I make it 250,000 to go. The blinds pass, and so does Kuusik. There are cheers from the crowd at this display of ‘power poker’. God bless them, my fellow Vic players, who have gathered in the seats around the TV table and are rooting for me to do well. They know that any money I win at this event will stay in the room. But they are also genuinely behind the local player, and some of them are good friends of mine. Seeing their familiar faces, and hearing them make an encouraging noise, helps me to be brave.

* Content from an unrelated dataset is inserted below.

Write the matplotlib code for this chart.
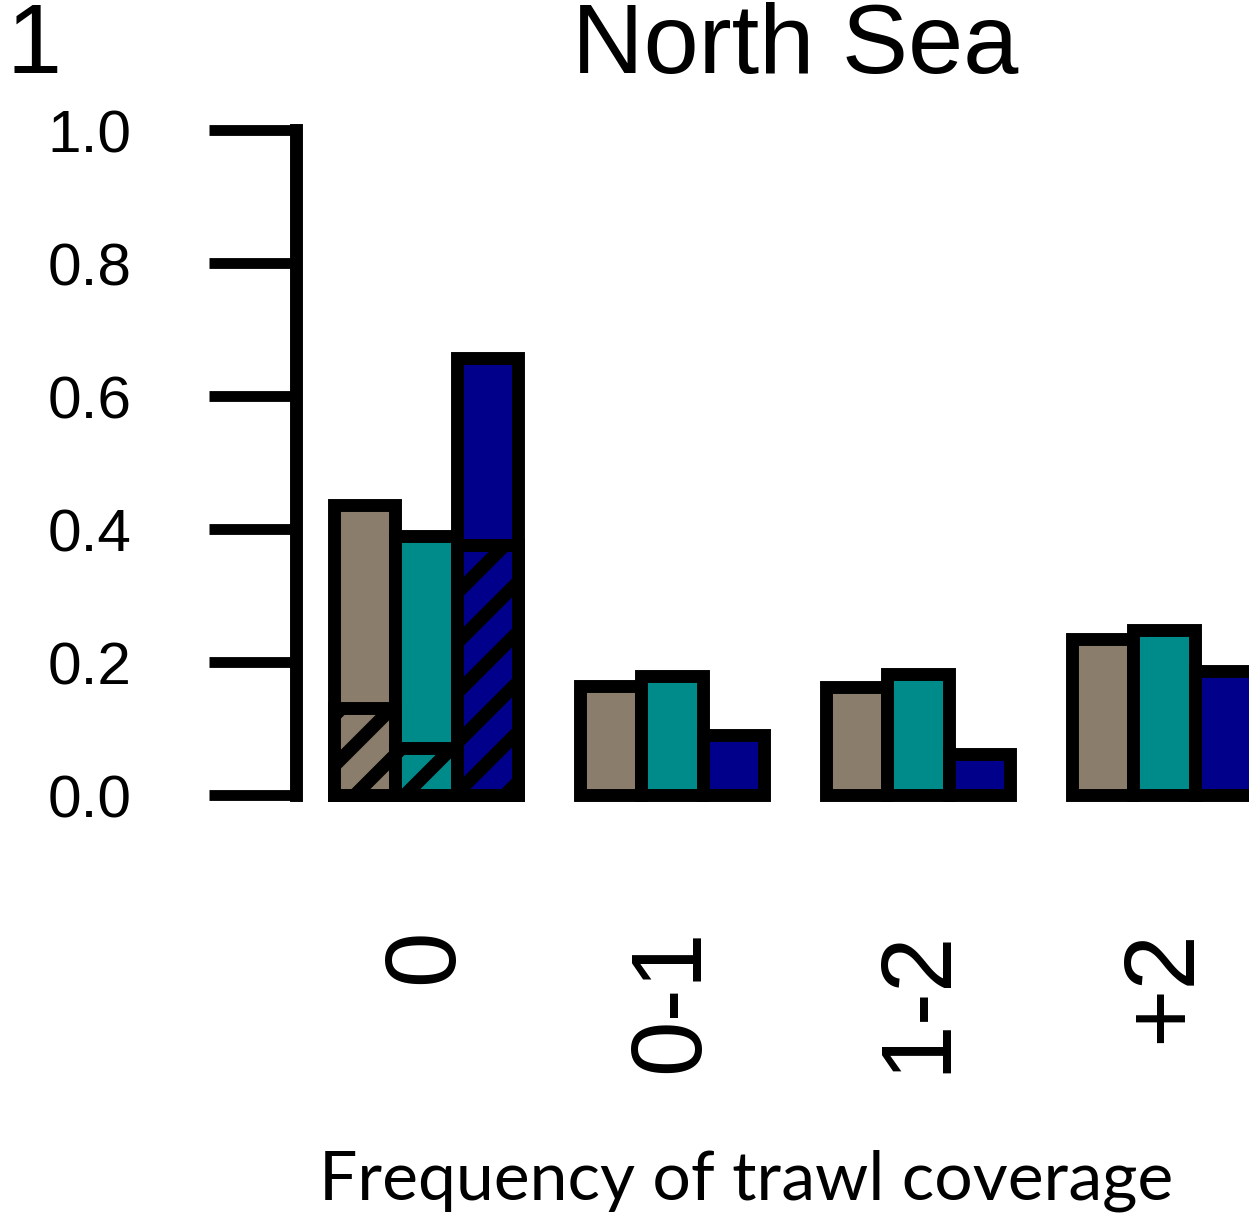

Of course, in this case I had a real hand. They can’t see the cards. They are cheering the strong play, and the possibility that Kuusik was stealing from the cut-off (which he must have been, to put in a fifth of his stack before passing) and that I was re-stealing from the button. Actually, I wasn’t. Maybe it would have been better to play my hand slower, and invite Kuusik to knock himself out?
6
CELEBRITY LATE NIGHT POKER
There’s a shotgun in the drawer.
I riffle £1,000 through my fingers. Martin Amis clears his throat. Click-clack-click go the shiny £50 discs. I select a few hundreds’ worth and chuck them across the table. There is a pause. ‘Call,’ says Stephen Fry. And I must, surely, be asleep.
♠
It’s July 2000 and I’m playing a lot of poker by now.